World

French fight Muslim rebels in C. African Republic

BAMBARI, Central African Republic (AP) — French forces in Central African Republic fired mortars and exchanged sustained gunfire Saturday with Muslim rebels who controlled the country until earlier this year.

The substantial engagement by the French in the central town of Bambari included targeting and destroying a rebel vehicle by firing on it from a Gazelle helicopter. French forces fired warning shots and mortars as two rebel vehicles approached a bridge in the town, said a French military officer on condition of anonymity because he is not authorized to speak to the press.

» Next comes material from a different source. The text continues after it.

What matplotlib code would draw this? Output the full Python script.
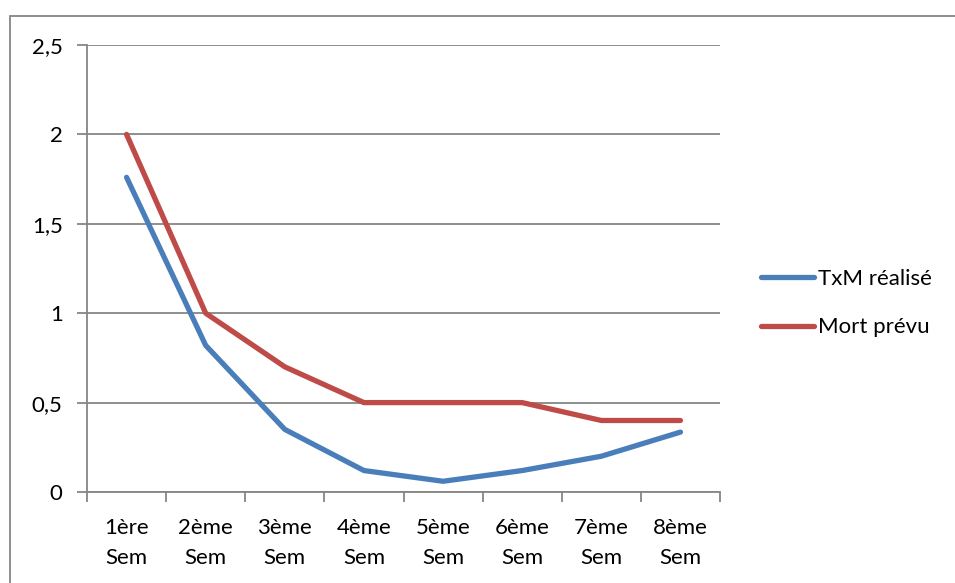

The rebel forces maintain the French forces overreacted, saying they had only crossed the bridge to relieve a small unit they had at a checkpoint down the road. Many local residents had earlier demonstrated against the French forces and blocked the bridge to prevent them from passing.

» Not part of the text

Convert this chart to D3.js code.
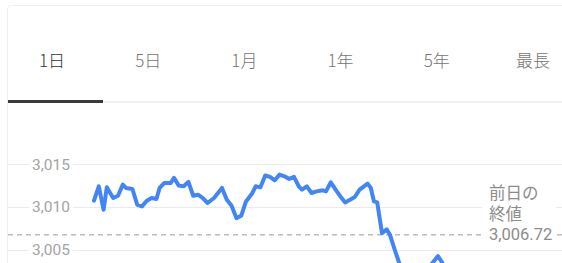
<!DOCTYPE html>
<html>
<head>
<meta charset="utf-8">
<script src="https://cdn.jsdelivr.net/npm/d3@7"></script>
<style>
  html, body { margin: 0; padding: 0; background: #fff; }
  svg { display: block; }
</style>
</head>
<body>
<div id="chart"></div>
<script>
// period tabs
var tabs = ["1日", "5日", "1月", "1年", "5年", "最長"];
var activeTab = "1日";

// minutes since open and index values
var minutes = [0, 3, 6, 8, 12, 15, 18, 20, 24, 27, 30, 33, 36, 39, 41, 44, 48, 50, 53, 56,
  59, 62, 65, 68, 71, 75, 80, 83, 86, 89, 92, 95, 99, 101, 104, 107, 110, 113, 116, 119,
  122, 125, 128, 130, 133, 136, 139, 143, 145, 148, 151, 154, 157, 160, 163, 166, 171, 173, 175, 177,
  180, 183, 185, 188, 191, 196, 203, 209, 212, 215, 217, 221];
var prices = [3010.71, 3012.39, 3009.65, 3012.27, 3011.02, 3011.29, 3012.59, 3012.20, 3012.08, 3010.24,
  3010.04, 3010.71, 3011.02, 3010.91, 3012.20, 3012.79, 3012.79, 3013.38, 3012.47, 3012.39,
  3012.91, 3011.29, 3011.41, 3011.02, 3010.44, 3011.02, 3012.20, 3010.82, 3010.12, 3008.67,
  3008.94, 3010.62, 3011.61, 3012.39, 3012.27, 3013.65, 3013.49, 3013.09, 3013.76, 3013.56,
  3013.26, 3013.49, 3012.39, 3012.00, 3012.39, 3011.61, 3011.80, 3011.92, 3011.80, 3012.86,
  3012.00, 3011.21, 3010.51, 3010.82, 3011.14, 3012.00, 3012.71, 3012.20, 3010.62, 3010.51,
  3006.91, 3007.35, 3006.71, 3004.94, 3003.29, 3002.35, 3002.59, 3002.82, 3003.53, 3004.24,
  3003.65, 3002.35];

var yTicks = [3015, 3010, 3005];
var prevClose = 3006.72;
var prevCloseLabel = ["前日の", "終値"];

var width = 562, height = 263;

var svg = d3.select("#chart").append("svg")
  .attr("width", width)
  .attr("height", height);

// card edge
svg.append("path")
  .attr("d", "M7.5," + height + "V9.5Q7.5,5.5 11.5,5.5H" + width)
  .attr("fill", "none")
  .attr("stroke", "#efefef")
  .attr("stroke-width", 1);

// tabs
var tabX = d3.scaleBand().domain(tabs).range([4, 581]);

svg.append("line")
  .attr("x1", 8).attr("x2", width)
  .attr("y1", 102).attr("y2", 102)
  .attr("stroke", "#ececec")
  .attr("stroke-width", 1.5);

svg.selectAll(".tab")
  .data(tabs)
  .enter().append("text")
  .attr("class", "tab")
  .attr("x", function(d) { return tabX(d) + tabX.bandwidth() / 2; })
  .attr("y", 67)
  .attr("text-anchor", "middle")
  .style("font-family", "'Noto Sans CJK JP', Roboto, sans-serif")
  .style("font-size", "17px")
  .style("font-weight", 300)
  .attr("fill", function(d) { return d === activeTab ? "#333" : "#757575"; })
  .text(function(d) { return d; });

svg.append("rect")
  .attr("x", 8)
  .attr("y", 100)
  .attr("width", 95)
  .attr("height", 3)
  .attr("fill", "#3a3a3a");

// scales
var x = d3.scaleLinear().domain([0, 240]).range([94, 478]);
var y = d3.scaleLinear().domain([3005, 3015]).range([249.5, 164]);

// grid lines with tick labels
var grid = svg.append("g");
grid.selectAll("line")
  .data(yTicks)
  .enter().append("line")
  .attr("x1", 8).attr("x2", width)
  .attr("y1", function(d) { return Math.round(y(d)) + 0.5; })
  .attr("y2", function(d) { return Math.round(y(d)) + 0.5; })
  .attr("stroke", "#ebebeb")
  .attr("stroke-width", 1);

grid.selectAll("rect")
  .data(yTicks)
  .enter().append("rect")
  .attr("x", 29)
  .attr("y", function(d) { return y(d) - 9; })
  .attr("width", 44)
  .attr("height", 18)
  .attr("fill", "#fff");

grid.selectAll("text")
  .data(yTicks)
  .enter().append("text")
  .attr("x", 70)
  .attr("y", function(d) { return y(d) + 5.5; })
  .attr("text-anchor", "end")
  .style("font-family", "Roboto, sans-serif")
  .style("font-size", "15.5px")
  .attr("fill", "#a3a3a3")
  .text(function(d) { return d3.format(",")(d); });

// previous close dashed line
svg.append("line")
  .attr("x1", 8).attr("x2", width)
  .attr("y1", y(prevClose)).attr("y2", y(prevClose))
  .attr("stroke", "#bdbdbd")
  .attr("stroke-width", 1.5)
  .attr("stroke-dasharray", "5,4");

// price line
var line = d3.line()
  .x(function(d, i) { return x(minutes[i]); })
  .y(function(d) { return y(d); });

svg.append("path")
  .datum(prices)
  .attr("d", line)
  .attr("fill", "none")
  .attr("stroke", "#4285f4")
  .attr("stroke-width", 4)
  .attr("stroke-linejoin", "round")
  .attr("stroke-linecap", "round");

// previous close label
var lbl = svg.append("g");
lbl.append("rect")
  .attr("x", 482)
  .attr("y", 180)
  .attr("width", 74)
  .attr("height", 64)
  .attr("fill", "#fff");

var lines = prevCloseLabel.concat([d3.format(",.2f")(prevClose)]);
lbl.selectAll("text")
  .data(lines)
  .enter().append("text")
  .attr("x", 489)
  .attr("y", function(d, i) { return 199 + i * 20.5; })
  .style("font-family", "Roboto, 'Noto Sans CJK JP', sans-serif")
  .style("font-size", "16.5px")
  .attr("fill", "#8c8c8c")
  .text(function(d) { return d; });
</script>
</body>
</html>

The alliance of rebel groups known as Seleka was forced from power in January nearly a year after its fighters overthrew the president. Christian militias have said they are seeking revenge for atrocities committed during Seleka's rule. The sectarian violence has left thousands dead and forced nearly 1 million people to flee their homes.

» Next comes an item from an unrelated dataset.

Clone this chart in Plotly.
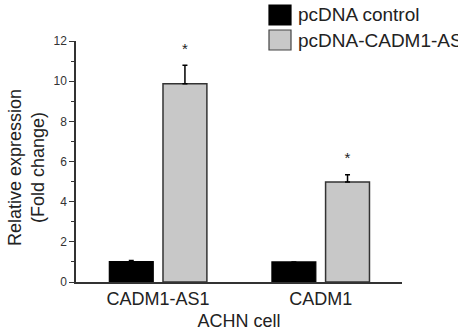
import plotly.graph_objects as go

categories = ["CADM1-AS1", "CADM1"]
series_names = ["pcDNA control", "pcDNA-CADM1-AS1"]
control_values = [1.02, 1.0]
control_errors = [0.05, 0.0]
treated_values = [9.87, 4.98]
treated_errors = [0.92, 0.36]
significance = ["*", "*"]

xs = list(range(len(categories)))
BAR_W = 0.27
FONT = "Arial, Liberation Sans"
fig = go.Figure()
fig.add_trace(go.Bar(
    x=xs, y=control_values, width=BAR_W, offset=-0.30,
    marker=dict(color="#000000", line=dict(color="#000000", width=1.2)),
    error_y=dict(type="data", array=control_errors, arrayminus=[0] * len(xs), symmetric=False,
                 color="#000000", thickness=1.5, width=2.5),
    name=series_names[0], showlegend=False,
))
fig.add_trace(go.Bar(
    x=xs, y=treated_values, width=BAR_W, offset=0.03,
    marker=dict(color="#c8c8c8", line=dict(color="#333333", width=1.5)),
    error_y=dict(type="data", array=treated_errors, arrayminus=[0] * len(xs), symmetric=False,
                 color="#000000", thickness=1.5, width=2.5),
    name=series_names[1], showlegend=False,
))
# significance stars above treated bars
fig.add_trace(go.Scatter(
    x=[x + 0.03 + BAR_W / 2 for x in xs],
    y=[v + e + 0.75 for v, e in zip(treated_values, treated_errors)],
    mode="text", text=significance, textposition="middle center",
    textfont=dict(size=15, color="#222222", family=FONT),
    showlegend=False, hoverinfo="skip", cliponaxis=False,
))

# legend drawn as boxes + text
legend_colors = ["#000000", "#c8c8c8"]
legend_lines = ["#000000", "#444444"]
W, H = 458, 334
L, T, PW, PH = 76, 41, 326, 241
for i, (nm, c, lc) in enumerate(zip(series_names, legend_colors, legend_lines)):
    y0 = 5 + i * 25
    fig.add_shape(type="rect", xref="paper", yref="paper",
                  x0=(269 - L) / PW, x1=(291 - L) / PW,
                  y0=(T + PH - (y0 + 20)) / PH, y1=(T + PH - y0) / PH,
                  fillcolor=c, line=dict(color=lc, width=1.2))
    fig.add_annotation(xref="paper", yref="paper", x=(296 - L) / PW, y=(T + PH - (y0 + 10)) / PH,
                       xanchor="left", yanchor="middle", text=nm, showarrow=False,
                       font=dict(size=19, color="#222222", family=FONT))

# y axis title
fig.add_annotation(xref="paper", yref="paper", x=(26 - L) / PW, y=(T + PH - 168) / PH,
                   xanchor="center", yanchor="middle", textangle=-90, showarrow=False,
                   text="Relative expression<br>(Fold change)",
                   font=dict(size=18, color="#222222", family=FONT))

fig.update_layout(
    width=W, height=H,
    margin=dict(l=L, r=W - L - PW, t=T, b=H - T - PH),
    paper_bgcolor="white", plot_bgcolor="white",
    barmode="overlay",
    font=dict(family=FONT, color="#222222"),
    xaxis=dict(
        range=[-0.505, 1.5], tickmode="array", tickvals=xs, ticktext=categories,
        showline=True, linecolor="#333333", linewidth=1.5, ticks="", showgrid=False,
        zeroline=False, tickfont=dict(size=18), automargin=False,
        title=dict(text="ACHN cell", font=dict(size=18), standoff=6),
    ),
    yaxis=dict(
        range=[0, 12], dtick=2, showline=True, linecolor="#333333", linewidth=1.5,
        ticks="outside", ticklen=5, tickwidth=1.2, tickcolor="#333333", automargin=False,
        minor=dict(dtick=1, ticks="outside", ticklen=3, tickcolor="#333333", tickwidth=1.2),
        showgrid=False, zeroline=False, tickfont=dict(size=12, color="#333333"),
    ),
)
fig.write_html("out.html")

The exchange Saturday shows that former Seleka rebels, who have been in disarray since they were forced from power, have not been defeated and may be gaining strength. Hundreds of the Muslim fighters had gathered more than two weeks ago to choose Gen. Joseph Zindeko as their new leader. He was once a commander of a rebel base in the capital, Bangui. At that time, the rebels said they intended to create a political wing so they can participate in reconciliation talks.

Around 2,000 French troops and nearly 5,000 African peacekeepers are trying to stabilize Central African Republic, a country about the size of Texas. Last month, the U.N. Security Council authorized a nearly 12,000-strong peacekeeping force to bolster the troops already in the country to protect civilians, though the U.N. force is not expected to be operational until September.